Leaving the EU – Alternatives to the EU membership

The British Government have this week published two documents: one on alternatives to EU membership should the British people vote to leave the EU, and the other on the process of leaving. Both are available on the No 10 Downing Street website.

If the British people vote to leave it is, so David Cameron has said – and I believe he is right – inconceivable that any British Government could do anything except turn that vote into reality i.e. start the process of leaving. The notion that we would then vote for a better deal is fanciful. The focus of our 27 partners will be on protecting their own interests. Negotiations would be held under Article 50 of the EU treaty – an article designed to deter countries from leaving by putting most of the cards in the hands of those countries which remain. So, once the UK had notified its intention of leaving, the 27 other member Governments of the EU would meet in a summit and determine a mandate for the negotiation of Britain’s withdrawal. The British Government would not be at the table. The 27 would give a negotiating mandate to the European Commission who would conduct the detailed negotiations with the UK. Article 50 is about leaving. It implies that there would also have to be negotiations about the future relationship between the departing country and the EU, but does not say whether these would take place simultaneously with the process of dismantling the existing relationship. Logic suggests that they should.
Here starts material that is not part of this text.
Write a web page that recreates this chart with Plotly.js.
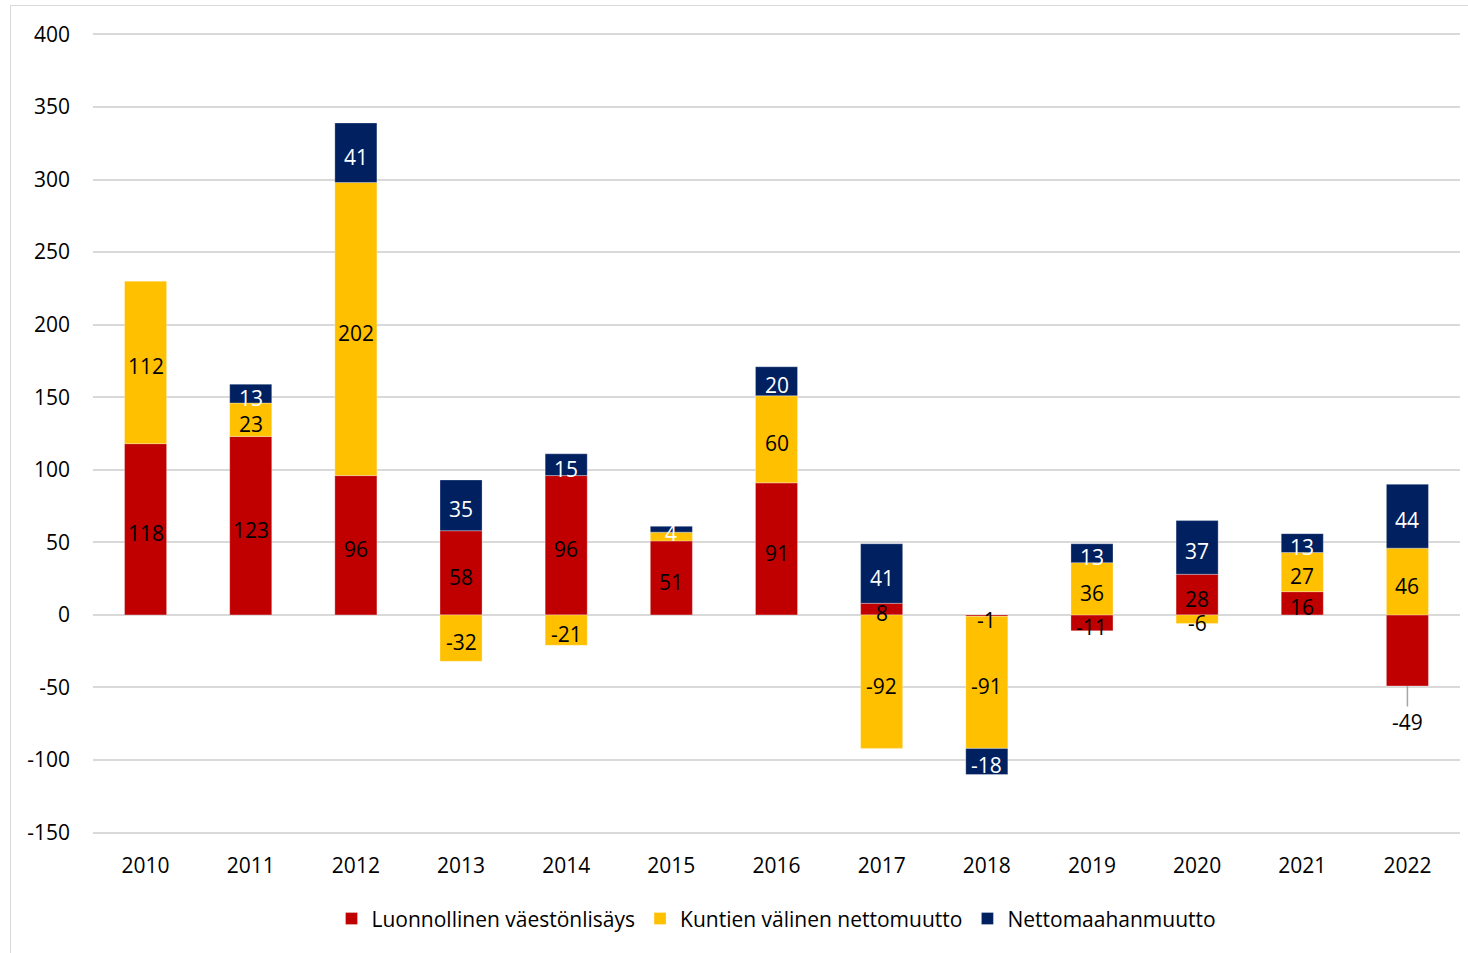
<!DOCTYPE html>
<html>
<head>
<meta charset="utf-8">
<script src="https://cdn.plot.ly/plotly-3.0.1.min.js"></script>
<style>
  html, body { margin: 0; padding: 0; background: #ffffff; overflow: hidden; }
  #kaavio {
    position: absolute; left: 10px; top: 5px;
    width: 1460px; height: 960px;
    border: 1px solid #d9d9d9; box-sizing: border-box;
  }
</style>
</head>
<body>
<div id="kaavio"></div>
<script>
// --- aineisto ---
const vuodet = ['2010', '2011', '2012', '2013', '2014', '2015', '2016',
                '2017', '2018', '2019', '2020', '2021', '2022'];
const luonnollinen = [118, 123, 96, 58, 96, 51, 91, 8, -1, -11, 28, 16, -49];
const kuntienValinen = [112, 23, 202, -32, -21, 6, 60, -92, -91, 36, -6, 27, 46];
const nettomaahanmuutto = [null, 13, 41, 35, 15, 4, 20, 41, -18, 13, 37, 13, 44];

const yTikit = [-150, -100, -50, 0, 50, 100, 150, 200, 250, 300, 350, 400];

const sarjaNimet = ['Luonnollinen väestönlisäys', 'Kuntien välinen nettomuutto', 'Nettomaahanmuutto'];
const varit = ['#c00000', '#ffc000', '#002060'];
const tekstiVarit = ['#000000', '#000000', '#ffffff'];

// arvot joille ei näytetä tunnistetta palkin sisällä
const piilotetut = { 0: ['2022'], 1: ['2015'], 2: [] };

const fontti = '"Open Sans", Lato, sans-serif';
const koko = 21;
const kaikki = [luonnollinen, kuntienValinen, nettomaahanmuutto];

// palkit
const palkit = kaikki.map((arvot, s) => ({
    type: 'bar',
    name: sarjaNimet[s],
    x: vuodet,
    y: arvot,
    marker: { color: varit[s], line: { color: 'rgba(255,255,255,0.6)', width: 0.5 } },
    hoverinfo: 'x+y+name'
}));

// tunnisteet palkkien päälle (pinon keskikohdat, samassa järjestyksessä kuin relative-tila)
const posPohja = vuodet.map(() => 0);
const negPohja = vuodet.map(() => 0);
const annotaatiot = [];
kaikki.forEach((arvot, s) => {
    arvot.forEach((v, i) => {
        if (v === null) return;
        let keski;
        if (v >= 0) { keski = posPohja[i] + v / 2; posPohja[i] += v; }
        else { keski = negPohja[i] + v / 2; negPohja[i] += v; }
        if (piilotetut[s].includes(vuodet[i])) return;
        annotaatiot.push({
            x: i, y: keski, xref: 'x', yref: 'y',
            text: String(v), showarrow: false, yshift: -4,
            font: { family: fontti, size: koko, color: tekstiVarit[s] }
        });
    });
});

// 2022 luonnollinen väestönlisäys: tunniste palkin alla ohjausviivan kanssa
const i22 = vuodet.indexOf('2022');
annotaatiot.push({
    x: i22, y: luonnollinen[i22], xref: 'x', yref: 'y',
    text: String(luonnollinen[i22]),
    showarrow: true, arrowhead: 0, arrowwidth: 1.5, arrowcolor: '#a6a6a6',
    ax: 0, ay: 36, standoff: 0,
    font: { family: fontti, size: koko, color: '#000000' }
});

const layout = {
    barmode: 'relative',
    bargap: 0.6,
    width: 1460, height: 960,
    margin: { l: 82, r: 11, t: 27, b: 132 },
    paper_bgcolor: '#ffffff', plot_bgcolor: '#ffffff',
    font: { family: fontti, size: koko, color: '#000000' },
    xaxis: {
        type: 'category',
        range: [-0.5, vuodet.length - 0.5],
        showgrid: false, zeroline: false, showline: false, ticks: '',
        ticklabelstandoff: 17,
        tickfont: { family: fontti, size: koko, color: '#000000' }
    },
    yaxis: {
        range: [-151, 401],
        tickvals: yTikit,
        ticktext: yTikit.map(v => String(v)),
        showgrid: true, gridcolor: '#d9d9d9', gridwidth: 2,
        zeroline: true, zerolinecolor: '#d9d9d9', zerolinewidth: 2,
        showline: false, ticks: '',
        ticklabelstandoff: 22,
        tickfont: { family: fontti, size: koko, color: '#000000' }
    },
    showlegend: true,
    legend: {
        orientation: 'h', x: 0.5, xanchor: 'center', y: -0.106, yanchor: 'middle',
        font: { family: fontti, size: koko, color: '#000000' },
        traceorder: 'normal', itemclick: false
    },
    annotations: annotaatiot
};

Plotly.newPlot('kaavio', palkit, layout, { displayModeBar: false, staticPlot: true });
</script>
</body>
</html>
Two years are allowed for the negotiations. The period can be extended provided all 27 other member countries agree. At the end of the period, the 27 vote by qualified majority on the final deal. In other words, they can determine the nature of the deal with the UK regardless of British views. If the British Government refused to accept what was on offer the 27 could, by their vote, compel the UK to leave without any new arrangements being in place. The voting rules mean that no one Member State can veto a deal with the UK but any deal would need to be agreed by 20 out of 27 countries, representing 65% of the population of the 27. The European Parliament would also have to agree the deal. If the negotiations had included an agreement on the future relationship between the UK and the EU that agreement would probably require a unanimous decision of the 27. It would also require ratification in every one of the 27 – mostly by a decision of their Parliaments.

There are various models for a future relationship between the UK and the European Union. In the absence of a specific deal, the UK would have to rely on the rules of the World Trade Organisation (WTO). This would mean that, for the first time since we joined the European Community in 1973, there would be trade tariffs between the UK and the EU countries: 10% in the case of cars and an average 14% tariff on agricultural exports. Of course, the EU countries would have an interest in negotiating a specific trade deal with the UK. Our market is a large one. But 12.6% of UK GDP is linked to exports to the rest of the EU. Only 3.1% of GDP among the 27 is linked to exports to the UK. So the notion that we could dictate our terms is unrealistic.

Of the alternatives, based on existing arrangements between the EU and third countries, the so-called Norway model is the most probable one that would be followed. Norway has access to the EU single market. The Norwegian Government pay for it through financial contributions (similar to those of an EU Member State of equivalent size) and by having to accept (without having any decision making role in them) the single market rules decided by the EU. Norwegian goods exported to the EU have to undergo customs checks at the EU frontier, one of the most significant non-tariff barriers which the EU abolished for intra-EU trade under the rules of the single market. The single market rules which Norway is obliged to implement include freedom of movement for people and some, but not all, of the EU’s social protection, such as working time. Some argue that Britain could have all the benefits of EU single market access without the costs in terms of freedom of movement or social rules. This view ignores the political realities in other Member States. Norway does not benefit from EU free trade agreements with non-EU countries. As a member of EFTA she participates in a number of other free trade agreements. If the UK opted for a Norway model (which in itself would require ratification by the existing EFTA members and the 27 member of the EU) those trade agreements would have to be renegotiated if the UK was to be part of them. Such negotiations generally take a number of years.

So the UK would have no seat at the EU negotiating table, no Members of the European Parliament, no voice or vote in decisions which we would be obliged to implement (compared with now where, as one of the biggest EU Member States, we command 13% of the votes in the Council of Ministers and have 10% of the Members of the European Parliament). We would have no say in the formulation of EU foreign and security policy (e.g. sanctions on Russia over Ukraine, the Iran sanctions and nuclear deal).

I suggest that for any business operating in the UK, the two documents I have summarised are essential reading.